There are two questions here:

	(a) is our data/object model rich enough to cope with what we want
to do? Possibly not completely yet, but heading that way

	(b) is that data model compatible with the
EMBL/GenBank/Swissprot/Whatever data model.

(a) is the work we have to do. (b) is a decision we have to make.

both are open to people arguing one way or the other and more importantly,
providing *code*

>      Maybe it's a good time to bring up this painful discussion again: What
>      do people think about a rewrite of the SeqIO parsers? What should the
>      re-design provide for? Given the current maturity of XML
>      representations of the major databanks (can anyone comment on this,
>      that is, what is the maturity?), does it make sense to go directly for
>      an XML mapping?  Do the advantages of such an approach justify the
>      price in overhead (performance-wise)? Would it be realistic to limit
>      future support (meaning maintenance) in BioPerl to XML dumps provided
>      by the major database providers?

I *don't* think a re-write of the SeqIO system is warranted yet.

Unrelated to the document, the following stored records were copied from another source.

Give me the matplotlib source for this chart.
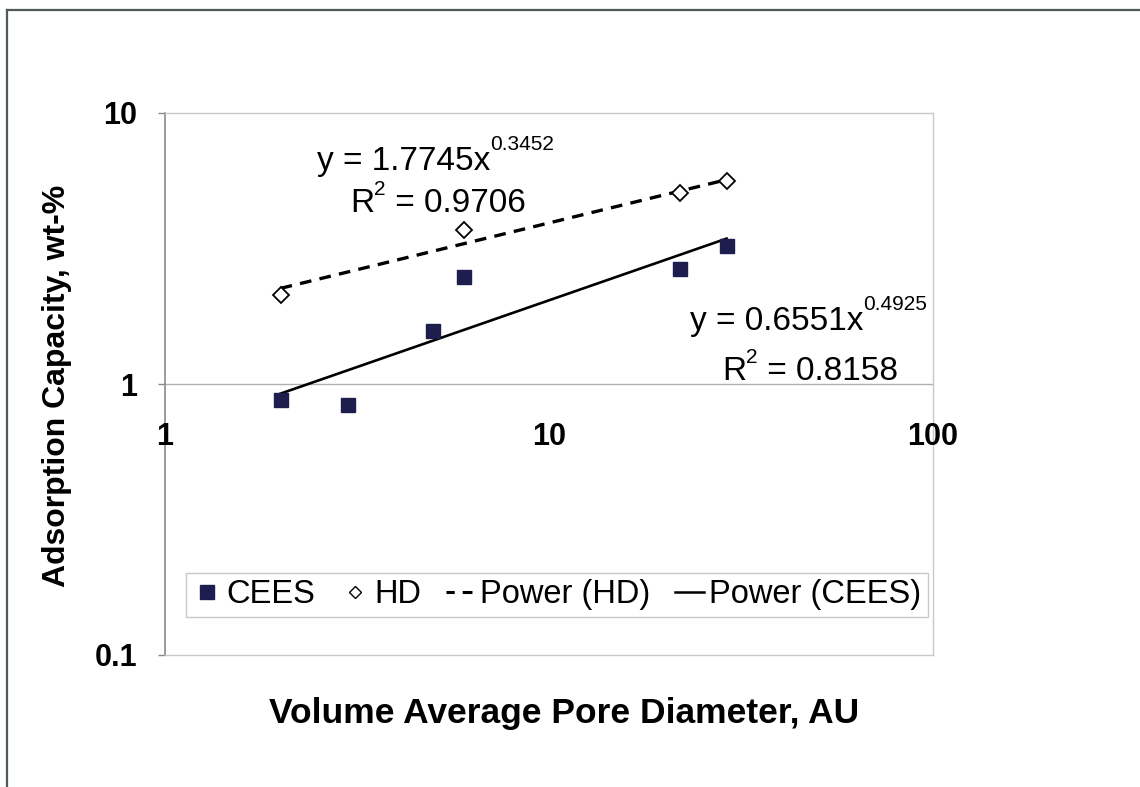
import matplotlib
matplotlib.use("Agg")
import matplotlib.pyplot as plt
import matplotlib.transforms as mtransforms
from matplotlib.lines import Line2D
import numpy as np

plt.rcParams['font.family'] = ['Liberation Sans', 'DejaVu Sans']

# ---- data ----
cees_x = [2, 3, 5, 6, 22, 29]
cees_y = [0.87, 0.84, 1.57, 2.48, 2.66, 3.23]
hd_x = [2, 6, 22, 29]
hd_y = [2.13, 3.70, 5.07, 5.61]
# power trendline coefficients (y = a * x^b) as printed on chart
hd_a, hd_b, hd_r2 = 1.7745, 0.3452, 0.9706
cees_a, cees_b, cees_r2 = 0.6551, 0.4925, 0.8158
x_ticks = [1, 10, 100]
x_tick_labels = ['1', '10', '100']
y_ticks = [0.1, 1, 10]
y_tick_labels = ['0.1', '1', '10']
legend_labels = ['CEES', 'HD', 'Power (HD)', 'Power (CEES)']
x_title = 'Volume Average Pore Diameter, AU'
y_title = 'Adsorption Capacity, wt-%'

W, H = 1140, 787
fig = plt.figure(figsize=(W / 100, H / 100), dpi=100)
L, R, T, B = 165, 933, 113, 655
ax = fig.add_axes([L / W, 1 - B / H, (R - L) / W, (B - T) / H])
ax.set_xscale('log')
ax.set_yscale('log')
ax.set_xlim(1, 100)
ax.set_ylim(0.1, 10)

for s in ['top', 'right', 'bottom']:
    ax.spines[s].set_color('#c8c8c8')
    ax.spines[s].set_linewidth(1)
ax.spines['left'].set_color('#8a8a8a')
ax.spines['left'].set_linewidth(1.2)

ax.xaxis.set_major_locator(matplotlib.ticker.FixedLocator(x_ticks))
ax.xaxis.set_minor_locator(matplotlib.ticker.NullLocator())
ax.tick_params(axis='x', which='both', length=0, labelbottom=False)
ax.yaxis.set_major_locator(matplotlib.ticker.FixedLocator(y_ticks))
ax.yaxis.set_minor_locator(matplotlib.ticker.NullLocator())
ax.set_yticklabels(y_tick_labels)
ax.tick_params(axis='y', which='major', length=5, width=1, color='#8a8a8a',
               direction='out', labelsize=22, pad=15)
for lab in ax.get_yticklabels():
    lab.set_fontweight('bold')

ax.axhline(1, color='#b0b0b0', lw=1, zorder=1)

trans = mtransforms.blended_transform_factory(ax.transData, ax.transAxes)
for xv, lab in zip(x_ticks, x_tick_labels):
    ax.text(xv, (B - 437) / (B - T), lab, transform=trans, ha='center', va='center',
            fontsize=22, fontweight='bold', clip_on=False)

# trendlines
xs_hd = np.geomspace(min(hd_x), max(hd_x), 50)
ax.plot(xs_hd, hd_a * xs_hd ** hd_b, color='black', lw=2.4, ls=(0, (3.5, 2.5)), zorder=2)
xs_c = np.geomspace(min(cees_x), max(cees_x), 50)
ax.plot(xs_c, cees_a * xs_c ** cees_b, color='black', lw=1.9, ls='-', zorder=2)

# data markers
ax.plot(cees_x, cees_y, ls='none', marker='s', ms=10.5, mfc='#1e1e4e', mec='#1e1e4e', zorder=3)
ax.plot(hd_x, hd_y, ls='none', marker='D', ms=8, mfc='white', mec='black', mew=1.3, zorder=3)

# trendline equation labels built from segments (text, superscript?)
renderer = fig.canvas.get_renderer()

def seg_label(px, py_base, segments, size=24, sup_size=15, rise=20):
    x = px
    for txt, sup in segments:
        t = fig.text(x / W, 1 - (py_base - (rise if sup else 0)) / H, txt,
                     fontsize=sup_size if sup else size, ha='left', va='baseline')
        bb = t.get_window_extent(renderer=renderer)
        x += bb.width

seg_label(317, 170, [('y = %.4fx' % hd_a, False), ('%.4f' % hd_b, True)])
seg_label(350, 212, [('R', False), ('2', True), (' = %.4f' % hd_r2, False)], rise=17)
seg_label(690, 330, [('y = %.4fx' % cees_a, False), ('%.4f' % cees_b, True)])
seg_label(722, 380, [('R', False), ('2', True), (' = %.4f' % cees_r2, False)], rise=17)

# axis titles
fig.text(564 / W, 1 - 713 / H, x_title, fontsize=25.5, fontweight='bold', ha='center', va='center')
fig.text(57 / W, 1 - 386 / H, y_title, fontsize=23, fontweight='bold', ha='center', va='center',
         rotation=90)

# legend
handles = [
    Line2D([], [], ls='none', marker='s', ms=10, mfc='#1e1e4e', mec='#1e1e4e'),
    Line2D([], [], ls='none', marker='D', ms=6.5, mfc='white', mec='black', mew=1.0),
    Line2D([], [], color='black', lw=2.2, ls=(0.5, (3.2, 2.6))),
    Line2D([], [], color='black', lw=1.8, ls='-'),
]
leg = ax.legend(handles, legend_labels, loc='lower left',
                bbox_to_anchor=((186 - L) / (R - L), (B - 617) / (B - T)),
                ncol=4, fontsize=23.5, frameon=True, fancybox=False, framealpha=1,
                edgecolor='#c8c8c8', handlelength=0.9, handletextpad=0.15,
                columnspacing=0.75, borderpad=0.2, borderaxespad=0)
leg.get_frame().set_linewidth(1)

# outer chart frame (top and left edges visible)
fig.add_artist(Line2D([7 / W, 1.0], [1 - 10 / H, 1 - 10 / H], color='#505a5a', lw=1.6))
fig.add_artist(Line2D([7 / W, 7 / W], [1 - 10 / H, 0], color='#505a5a', lw=1.6))

fig.savefig('out.png', dpi=100, facecolor='white')
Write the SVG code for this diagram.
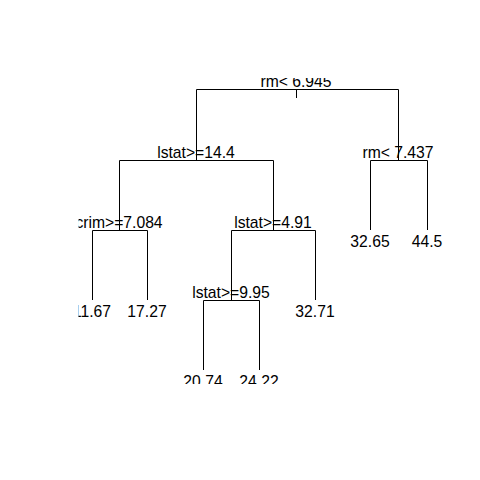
<svg xmlns="http://www.w3.org/2000/svg" width="480" height="480" viewBox="0 0 480 480">
<defs>
<clipPath id="plot"><rect x="78.5" y="78" width="371" height="306"/></clipPath>
<style>
.e{fill:none;stroke:#000;stroke-width:1}
text{font-family:"Liberation Sans",Arial,sans-serif;font-size:15.7px;fill:#000;text-anchor:middle}
</style>
</defs>
<rect width="480" height="480" fill="#fff"/>
<g clip-path="url(#plot)">
<g id="connectors">
<path class="e" d="M296.5 89.5V98"/>
<path class="e" d="M196.5 160V89.5H398.5V160"/>
<path class="e" d="M119.5 230V160.5H273.5V230"/>
<path class="e" d="M370.5 230V160.5H427.5V230"/>
<path class="e" d="M92.5 300V230.5H147.5V300"/>
<path class="e" d="M231.5 300V230.5H315.5V300"/>
<path class="e" d="M203.5 370V300.5H259.5V370"/>
</g>
<g id="n1"><text x="296" y="87">rm&lt; 6.945</text></g>
<g id="n2"><text x="196" y="158">lstat&gt;=14.4</text></g>
<g id="n3"><text x="398" y="158">rm&lt; 7.437</text></g>
<g id="n4"><text x="119" y="228">crim&gt;=7.084</text></g>
<g id="n5"><text x="273" y="228">lstat&gt;=4.91</text></g>
<g id="n6"><text x="370" y="247">32.65</text></g>
<g id="n7"><text x="427" y="247">44.5</text></g>
<g id="n8"><text x="92" y="317">11.67</text></g>
<g id="n9"><text x="147" y="317">17.27</text></g>
<g id="n10"><text x="231" y="298">lstat&gt;=9.95</text></g>
<g id="n11"><text x="315" y="317">32.71</text></g>
<g id="n12"><text x="203" y="387">20.74</text></g>
<g id="n13"><text x="259" y="387">24.22</text></g>
</g>
</svg>
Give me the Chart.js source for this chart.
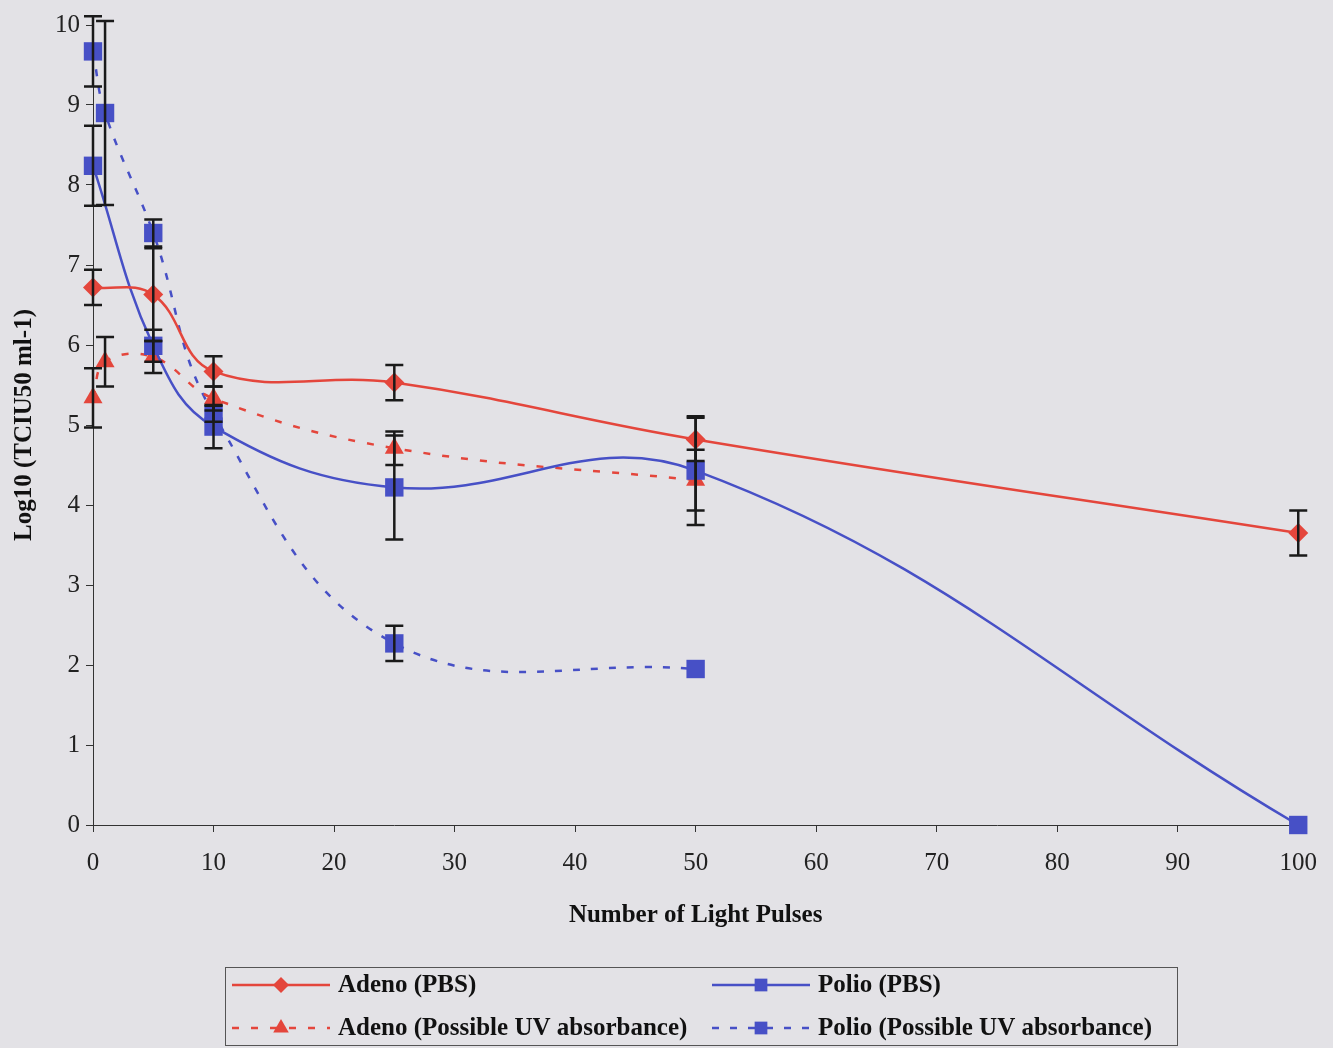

I would be supportive of someone who wanted to *reorganise* the
EMBL/GenBank/Swissprot parsing to be more flexible. If they so wished.

I think XML read/write fits in perfectly fine with the current SeqIO
system at the moment, but we have to bootstrap ourselves into this problem
- learning to read the XML format of others, dumping XML formats to be

>      And last not least: who would be volunteering to do what?


>      Have the Ensembl people done some work in this direction that could be
>      back-ported?

Ensembl makes heavy use of EMBL/GenBank dumping "with all the bells and
whistles". This goes via the Bio::SeqI interface (Ensembl "sequences" are
Bio::SeqI compliant)

We also have a GAME dumper in development, mainly waiting for a bunch of
people wanting to use it. The GAME dumper works directly off Ensembl, not
via the Bio::SeqI interface as both Ensembl and GAME are richer than the
basic Sequence (Bio::Seq etc), for example with supporting evidence.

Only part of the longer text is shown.